* **Given problem**
Omitting the pictures, copy exactly each line from the one containing "Convert this chart to Apache ECharts code." up to and including the one containing "const seriesNames = ['Mod.".

*** Entries provided

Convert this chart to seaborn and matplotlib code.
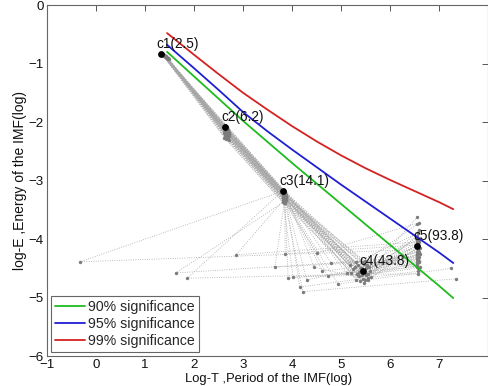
import numpy as np
import pandas as pd
import matplotlib
matplotlib.use("Agg")
import matplotlib.pyplot as plt
import seaborn as sns

# ---- mean IMF positions (period in samples, log energy) ----
imf_names = ["c1", "c2", "c3", "c4", "c5"]
imf_periods = [2.5, 6.2, 14.1, 43.8, 93.8]
imf_energy = [-0.83, -2.08, -3.18, -4.55, -4.12]

# ---- individual ensemble trials: log-period / log-energy of IMF1..IMF5 ----
c1_x = [1.33, 1.36, 1.38, 1.41, 1.35, 1.44, 1.37, 1.40, 1.46, 1.34, 1.39, 1.42, 1.36, 1.48, 1.38, 1.43,
        1.35, 1.40, 1.37, 1.45, 1.34, 1.41, 1.39, 1.47, 1.36, 1.42, 1.38, 1.44, 1.35, 1.40, 1.37, 1.43,
        1.33, 1.46, 1.39, 1.41, 1.36, 1.44, 1.38, 1.42, 1.34, 1.40, 1.37, 1.45, 1.35, 1.43, 1.39, 1.41]
c1_y = [-0.83, -0.85, -0.86, -0.88, -0.84, -0.90, -0.86, -0.87, -0.91, -0.84, -0.87, -0.89, -0.85, -0.92, -0.86, -0.89,
        -0.84, -0.88, -0.85, -0.90, -0.83, -0.88, -0.86, -0.91, -0.85, -0.89, -0.86, -0.90, -0.84, -0.87, -0.85, -0.89,
        -0.83, -0.91, -0.87, -0.88, -0.85, -0.90, -0.86, -0.88, -0.84, -0.87, -0.85, -0.91, -0.84, -0.89, -0.86, -0.88]
c2_x = [2.62, 2.65, 2.63, 2.68, 2.62, 2.70, 2.64, 2.66, 2.72, 2.63, 2.66, 2.68, 2.64, 2.71, 2.64, 2.67,
        2.63, 2.66, 2.63, 2.69, 2.62, 2.67, 2.65, 2.70, 2.63, 2.68, 2.64, 2.69, 2.62, 2.67, 2.64, 2.69,
        2.63, 2.71, 2.65, 2.66, 2.63, 2.70, 2.65, 2.68, 2.63, 2.66, 2.64, 2.72, 2.63, 2.68, 2.65, 2.67]
c2_y = [-2.08, -2.15, -2.20, -2.12, -2.10, -2.22, -2.05, -2.25, -2.18, -2.13, -2.09, -2.28, -2.17, -2.30, -2.11, -2.19,
        -2.23, -2.06, -2.14, -2.16, -2.27, -2.10, -2.21, -2.13, -2.16, -2.24, -2.12, -2.19, -2.18, -2.14, -2.09, -2.26,
        -2.07, -2.21, -2.29, -2.11, -2.20, -2.15, -2.17, -2.08, -2.25, -2.18, -2.12, -2.24, -2.15, -2.20, -2.13, -2.22]
c3_x = [3.81, 3.84, 3.82, 3.85, 3.81, 3.87, 3.83, 3.85, 3.88, 3.82, 3.84, 3.86, 3.82, 3.87, 3.83, 3.85,
        3.81, 3.84, 3.83, 3.86, 3.81, 3.85, 3.83, 3.87, 3.82, 3.85, 3.83, 3.86, 3.81, 3.84, 3.82, 3.86,
        3.82, 3.87, 3.84, 3.85, 3.82, 3.86, 3.83, 3.85, 3.82, 3.84, 3.83, 3.88, 3.82, 3.85, 3.84, 3.85]
c3_y = [-3.18, -3.24, -3.30, -3.21, -3.20, -3.33, -3.16, -3.36, -3.26, -3.22, -3.19, -3.38, -3.27, -3.31, -3.23, -3.28,
        -3.34, -3.17, -3.25, -3.22, -3.37, -3.20, -3.29, -3.24, -3.26, -3.32, -3.21, -3.27, -3.28, -3.23, -3.18, -3.35,
        -3.17, -3.29, -3.39, -3.22, -3.31, -3.25, -3.26, -3.19, -3.33, -3.27, -3.22, -3.34, -3.24, -3.30, -3.21, -3.31]
c4_x = [5.45, 5.40, 5.50, 5.35, 5.55, 5.30, 5.48, 5.42, 5.58, 5.25, 5.52, 5.38, 5.46, 5.33, 5.60, 5.44,
        5.28, 5.50, 5.20, 5.36, 5.47, 5.53, 5.41, 5.31, 5.56, 5.18, 5.43, 5.49, 5.37, 5.62,
        -0.33, 1.63, 1.86, 2.86, 3.65, 3.92, 4.02, 4.16, 4.22, 4.45, 4.51, 4.73, 4.80, 4.94, 5.12, 3.86,
        4.30, 4.62]
c4_y = [-4.55, -4.50, -4.62, -4.45, -4.66, -4.40, -4.70, -4.58, -4.48, -4.52, -4.60, -4.72, -4.42, -4.60, -4.55, -4.68,
        -4.48, -4.50, -4.58, -4.64, -4.75, -4.44, -4.53, -4.70, -4.60, -4.45, -4.62, -4.38, -4.56, -4.65,
        -4.39, -4.58, -4.67, -4.27, -4.48, -4.67, -4.65, -4.82, -4.90, -4.48, -4.24, -4.63, -4.41, -4.77, -4.58, -4.25,
        -4.70, -4.55]
c5_x = [6.56, 6.58, 6.55, 6.60, 6.54, 6.57, 6.59, 6.56, 6.61, 6.55, 6.58, 6.53, 6.60, 6.57, 6.62, 6.56,
        6.59, 6.54, 6.57, 6.55, 6.58, 6.60, 6.56, 6.53, 6.59, 6.57, 6.55, 6.61, 6.56, 6.58,
        6.58, 6.55, 5.50, 6.60, 5.45, 6.56, 5.35, 6.58, 7.35, 5.55, 6.60, 6.55, 6.57, 7.25, 6.56, 6.57,
        5.40, 6.54]
c5_y = [-4.12, -4.20, -4.05, -4.30, -3.95, -4.35, -3.85, -4.42, -4.25, -3.75, -4.50, -4.10, -4.00, -4.60, -4.15, -3.62,
        -4.38, -4.28, -4.18, -4.45, -4.08, -4.22, -4.33, -3.98, -4.40, -3.90, -4.26, -4.48, -4.02, -4.14,
        -4.18, -4.32, -4.60, -4.05, -4.40, -4.48, -4.62, -4.55, -4.68, -4.70, -3.72, -4.40, -4.30, -4.50, -4.22, -4.10,
        -4.50, -4.36]

# ---- significance curves (log-period, log-energy) ----
sig_x = [1.45, 2.0, 2.5, 3.0, 3.5, 4.0, 4.5, 5.0, 5.5, 6.0, 6.5, 7.0, 7.29]
sig90_y = [-0.80, -1.22, -1.60, -1.98, -2.34, -2.70, -3.05, -3.40, -3.75, -4.10, -4.45, -4.80, -5.01]
sig95_y = [-0.68, -1.08, -1.45, -1.83, -2.16, -2.47, -2.77, -3.07, -3.36, -3.65, -3.94, -4.23, -4.41]
sig99_y = [-0.48, -0.85, -1.18, -1.50, -1.79, -2.07, -2.33, -2.57, -2.79, -2.99, -3.18, -3.37, -3.49]
sig_labels = ["90% significance", "95% significance", "99% significance"]
sig_colors = ["#1fbb1f", "#1f1fd2", "#d42222"]

sns.set_theme(style="white")
plt.rcParams["font.family"] = ["Liberation Sans", "DejaVu Sans"]

fig = plt.figure(figsize=(4.89, 3.86), dpi=100)
ax = fig.add_axes([0.0961, 0.0777, 0.902, 0.9093])

# long table of all trials, one row per IMF of each trial
xs = [c1_x, c2_x, c3_x, c4_x, c5_x]
ys = [c1_y, c2_y, c3_y, c4_y, c5_y]
rows = []
for k in range(5):
    for t in range(len(c1_x)):
        rows.append({"trial": t, "imf": k, "logT": xs[k][t], "logE": ys[k][t]})
trials = pd.DataFrame(rows).sort_values(["trial", "imf"])

sns.lineplot(data=trials, x="logT", y="logE", units="trial", estimator=None, sort=False,
             color="#a6a6a6", linewidth=0.6, linestyle=(0, (1, 1.8)), ax=ax, zorder=1)
sns.scatterplot(data=trials, x="logT", y="logE", color="#7c7c7c", s=6, linewidth=0,
                ax=ax, zorder=2, legend=False)

sig = pd.DataFrame({"logT": sig_x * 3,
                    "logE": sig90_y + sig95_y + sig99_y,
                    "level": [sig_labels[0]] * len(sig_x) + [sig_labels[1]] * len(sig_x)
                    + [sig_labels[2]] * len(sig_x)})
sns.lineplot(data=sig, x="logT", y="logE", hue="level", palette=dict(zip(sig_labels, sig_colors)),
             linewidth=1.3, sort=False, ax=ax, zorder=3)

means = pd.DataFrame({"logT": np.log2(imf_periods), "logE": imf_energy, "name": imf_names})
sns.scatterplot(data=means, x="logT", y="logE", color="black", s=24, linewidth=0, ax=ax,
                zorder=4, legend=False)
for _, r in means.iterrows():
    per = imf_periods[imf_names.index(r["name"])]
    ax.annotate(f"{r['name']}({per})", (r["logT"], r["logE"]), xytext=(-4, 10),
                textcoords="offset pixels", ha="left", va="center", fontsize=9.8,
                color="#111111", zorder=5)

ax.set_xlim(-1, 8)
ax.set_ylim(-6, 0)
ax.set_xticks(range(-1, 8))
ax.set_yticks(range(-6, 1))
ax.tick_params(direction="in", length=4, width=0.7, color="#555555", labelsize=9.6,
               top=True, right=True, pad=2.5, labelcolor="#111111")
for s in ax.spines.values():
    s.set_color("#666666")
    s.set_linewidth(0.8)
ax.set_xlabel("Log-T ,Period of the IMF(log)", fontsize=9.4, color="#111111", va="top")
ax.xaxis.set_label_coords(0.502, -0.0495)
ax.set_ylabel("log-E ,Energy of the IMF(log)", fontsize=10, labelpad=1, color="#111111")

handles, labels = ax.get_legend_handles_labels()
leg = ax.legend(handles, labels, loc="lower left", bbox_to_anchor=(0.009, 0.011),
                borderaxespad=0, fontsize=10.2, frameon=True, fancybox=False, framealpha=1,
                handlelength=2.1, handletextpad=0.2, labelspacing=0.2, borderpad=0.3)
leg.get_frame().set_edgecolor("#666666")
leg.get_frame().set_linewidth(0.8)

fig.savefig("out.png", dpi=100)
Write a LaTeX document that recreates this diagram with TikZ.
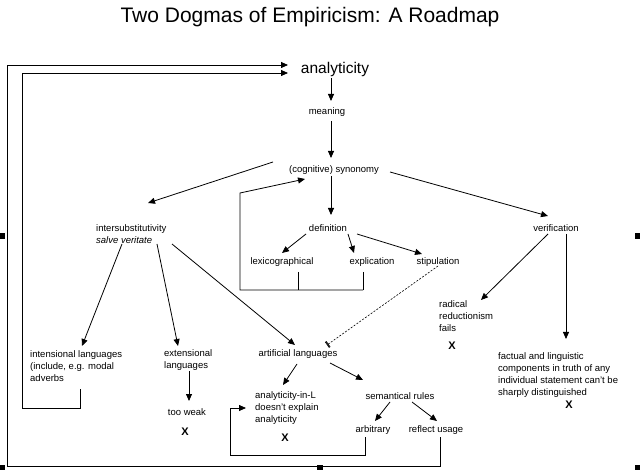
\documentclass[tikz,border=0pt]{standalone}
\usepackage{fontspec}
\setmainfont{Liberation Sans}
\usetikzlibrary{arrows.meta}
\begin{document}
\begin{tikzpicture}[x=1pt,y=-1pt,
  t/.style={inner sep=0pt,font=\fontsize{9.5}{12}\selectfont},
  tl/.style={t,anchor=west,align=left},
  ar/.style={draw,line width=0.8pt,-{Triangle[length=7pt,width=6pt]}},
  ln/.style={draw,line width=0.7pt},
  xx/.style={inner sep=0pt,font=\fontsize{11}{13}\selectfont\bfseries},
  hd/.style={fill=black,minimum size=6pt,inner sep=0pt}]
\useasboundingbox (0,0) rectangle (640,470);
\node[inner sep=0pt,font=\fontsize{21}{24}\selectfont] (title) at (310,17) {Two Dogmas of Empiricism: A Roadmap};
\node[inner sep=0pt,font=\fontsize{15.5}{18}\selectfont] (an) at (335,69) {analyticity};
\node[t] (me) at (327,112) {meaning};
\node[t] (sy) at (334,170) {(cognitive) synonomy};
\node[tl] (is) at (96,234) {intersubstitutivity\\\textit{salve veritate}};
\node[t] (de) at (328,228) {definition};
\node[t] (ve) at (556,228) {verification};
\node[t] (lx) at (282,262) {lexicographical};
\node[t] (ex) at (372,262) {explication};
\node[t] (st) at (438,262) {stipulation};
\node[tl] (rr) at (439,316) {radical\\reductionism\\fails};
\node[xx] (x1) at (452,346) {X};
\node[tl] (fa) at (498,375) {factual and linguistic\\components in truth of any\\individual statement can't be\\sharply distinguished};
\node[xx] (x2) at (569,405) {X};
\node[tl] (il) at (30,366) {intensional languages\\(include, e.g. modal\\adverbs};
\node[tl] (el) at (164,360) {extensional\\languages};
\node[t] (al) at (298,354) {artificial languages};
\node[t] (tw) at (187,412) {too weak};
\node[xx] (x3) at (185,432) {X};
\node[tl] (aL) at (255,408) {analyticity-in-L\\doesn't explain\\analyticity};
\node[xx] (x4) at (285,438) {X};
\node[t] (sr) at (400,396) {semantical rules};
\node[t] (ab) at (373,430) {arbitrary};
\node[t] (ru) at (436,430) {reflect usage};
% handles
\node[hd] (h1) at (2,236) {};
\node[hd] (h2) at (638,236) {};
\node[hd] (h3) at (2,468) {};
\node[hd] (h4) at (320,468) {};
\node[hd] (h5) at (638,468) {};
% loops
\coordinate (a1) at (288,65);
\coordinate (a2) at (288,73);
\draw[ar] (440,437) |- (7,466) |- (a1);
\draw[ar] (80,389) |- (22,408) |- (a2);
\draw[ln] (298,272) -- (298,290);
\draw[ln] (363,272) -- (363,290);
\draw[ar] (363,290) -- (240,290) -- (240,193) -- (305,179);
\draw[ar] (365,437) -- (365,455) -- (230,455) -- (230,408) -- (246,408);
% arrows
\draw[ar] (331,78) -- (331,101);
\draw[ar] (331,121) -- (331,158);
\draw[ar] (273,162) -- (148,203);
\draw[ar] (331,176) -- (331,215);
\draw[ar] (390,172) -- (548,216);
\draw[ar] (306,234) -- (282,253);
\draw[ar] (348,234) -- (354,253);
\draw[ar] (357,234) -- (422,254);
\draw[line width=0.6pt,dash pattern=on 2pt off 1.5pt,-{Bar[width=7pt]Bar[width=7pt]Bar[width=7pt]}] (438,266) -- (327,345);
\draw[ar] (122,244) -- (82,346);
\draw[ar] (157,244) -- (178,346);
\draw[ar] (172,244) -- (295,345);
\draw[ar] (548,234) -- (481,300);
\draw[ar] (566,234) -- (566,339);
\draw[ar] (189,371) -- (189,401);
\draw[ar] (297,364) -- (283,385);
\draw[ar] (330,363) -- (363,380);
\draw[ar] (390,402) -- (375,421);
\draw[ar] (412,402) -- (437,421);
\end{tikzpicture}
\end{document}
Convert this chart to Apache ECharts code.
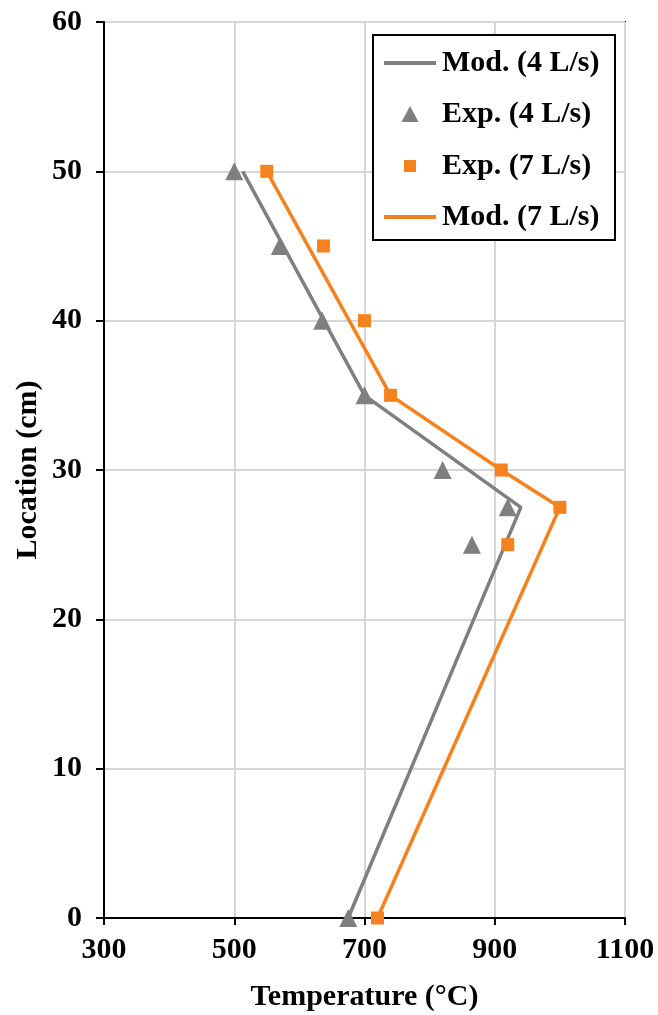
<!DOCTYPE html>
<html>
<head>
<meta charset="utf-8">
<script src="https://cdn.jsdelivr.net/npm/echarts@6/dist/echarts.min.js"></script>
<style>
  html, body { margin: 0; padding: 0; background: #fff; }
  #chart { width: 658px; height: 1015px; }
</style>
</head>
<body>
<div id="chart"></div>
<script>
// Temperature profiles along the reactor height (°C vs cm)
const seriesNames = ['Mod. (4 L/s)', 'Exp. (4 L/s)', 'Exp. (7 L/s)', 'Mod. (7 L/s)'];

// Model, 4 L/s: [temperature, location]
const mod4Temp = [513, 700, 940, 675];
const mod4Loc  = [50, 35, 27.5, 0];

// Experiment, 4 L/s
const exp4Temp = [500, 570, 635, 700, 820, 920, 865, 675];
const exp4Loc  = [50, 45, 40, 35, 30, 27.5, 25, 0];

// Experiment, 7 L/s
const exp7Temp = [550, 637, 700, 740, 910, 1000, 920, 720];
const exp7Loc  = [50, 45, 40, 35, 30, 27.5, 25, 0];

// Model, 7 L/s
const mod7Temp = [550, 740, 910, 1000, 720];
const mod7Loc  = [50, 35, 30, 27.5, 0];

const xTicks = [300, 500, 700, 900, 1100];
const yTicks = [0, 10, 20, 30, 40, 50, 60];

const pairs = (xs, ys) => xs.map((x, i) => [x, ys[i]]);

const GRAY = '#7f7f7f';
const ORANGE = '#f5821f';
const FONT = "'Liberation Serif', 'Times New Roman', serif";

const chart = echarts.init(document.getElementById('chart'), null, { renderer: 'canvas' });

// One legend block per entry so each icon keeps its own size;
// text padding lines every label up at the same left edge.
function legendFor(name, icon, centerY, w, h) {
  const iconLeft = 410 - w / 2;
  return {
    data: [{ name: name, icon: icon }],
    left: iconLeft, top: centerY - 15, orient: 'vertical', padding: 0,
    itemWidth: w, itemHeight: h, itemGap: 0, selectedMode: false,
    textStyle: {
      fontFamily: FONT, fontWeight: 'bold', fontSize: 30, color: '#000', lineHeight: 30,
      padding: [0, 0, 0, 437 - (iconLeft + w)]
    }
  };
}

chart.setOption({
  animation: false,
  backgroundColor: '#fff',
  grid: {
    left: 104, right: 33, top: 22, bottom: 97,
    outerBoundsMode: 'none',
    show: true, borderColor: '#000', borderWidth: 2, backgroundColor: 'transparent'
  },
  xAxis: {
    type: 'value', min: xTicks[0], max: xTicks[xTicks.length - 1], interval: 200,
    name: 'Temperature (°C)', nameLocation: 'middle', nameGap: 64, nameMoveOverlap: false,
    nameTextStyle: { fontFamily: FONT, fontWeight: 'bold', fontSize: 30, color: '#000' },
    axisLine: { show: true, onZero: false, lineStyle: { color: '#000', width: 2 } },
    axisTick: { show: true, inside: false, length: 7, lineStyle: { color: '#000', width: 2 } },
    axisLabel: {
      fontFamily: FONT, fontWeight: 'bold', fontSize: 30, color: '#000', margin: 17,
      formatter: v => String(v)
    },
    splitLine: { show: true, lineStyle: { color: '#d6d6d6', width: 2 } }
  },
  yAxis: {
    type: 'value', min: yTicks[0], max: yTicks[yTicks.length - 1], interval: 10,
    name: 'Location (cm)', nameLocation: 'middle', nameGap: 61, nameRotate: 90, nameMoveOverlap: false,
    nameTextStyle: { fontFamily: FONT, fontWeight: 'bold', fontSize: 30, color: '#000' },
    axisLine: { show: true, onZero: false, lineStyle: { color: '#000', width: 2 } },
    axisTick: { show: true, inside: false, length: 8, lineStyle: { color: '#000', width: 2 } },
    axisLabel: {
      fontFamily: FONT, fontWeight: 'bold', fontSize: 30, color: '#000', margin: 22,
      formatter: v => String(v)
    },
    splitLine: { show: true, lineStyle: { color: '#d6d6d6', width: 2 } }
  },
  legend: [
    legendFor(seriesNames[0], 'rect', 63, 52, 4),
    legendFor(seriesNames[1], 'triangle', 114, 17, 16),
    legendFor(seriesNames[2], 'rect', 166, 12, 12),
    legendFor(seriesNames[3], 'rect', 217, 52, 4)
  ],
  graphic: [{
    type: 'rect', z: 3,
    shape: { x: 373, y: 35, width: 242, height: 205 },
    style: { fill: '#fff', stroke: '#000', lineWidth: 2 }
  }],
  series: [
    {
      name: seriesNames[0], type: 'line', data: pairs(mod4Temp, mod4Loc),
      symbol: 'none', lineStyle: { color: GRAY, width: 3.5 }, itemStyle: { color: GRAY }, z: 2
    },
    {
      name: seriesNames[3], type: 'line', data: pairs(mod7Temp, mod7Loc),
      symbol: 'none', lineStyle: { color: ORANGE, width: 3.5 }, itemStyle: { color: ORANGE }, z: 2
    },
    {
      name: seriesNames[1], type: 'scatter', data: pairs(exp4Temp, exp4Loc),
      symbol: 'triangle', symbolSize: 18, itemStyle: { color: GRAY, opacity: 1 }, z: 2
    },
    {
      name: seriesNames[2], type: 'scatter', data: pairs(exp7Temp, exp7Loc),
      symbol: 'rect', symbolSize: 13, itemStyle: { color: ORANGE, opacity: 1 }, z: 2
    }
  ]
});
</script>
</body>
</html>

******

* **Full answer**
Convert this chart to Apache ECharts code.
<!DOCTYPE html>
<html>
<head>
<meta charset="utf-8">
<script src="https://cdn.jsdelivr.net/npm/echarts@6/dist/echarts.min.js"></script>
<style>
  html, body { margin: 0; padding: 0; background: #fff; }
  #chart { width: 658px; height: 1015px; }
</style>
</head>
<body>
<div id="chart"></div>
<script>
// Temperature profiles along the reactor height (°C vs cm)
const seriesNames = ['Mod. (4 L/s)', 'Exp. (4 L/s)', 'Exp. (7 L/s)', 'Mod. (7 L/s)'];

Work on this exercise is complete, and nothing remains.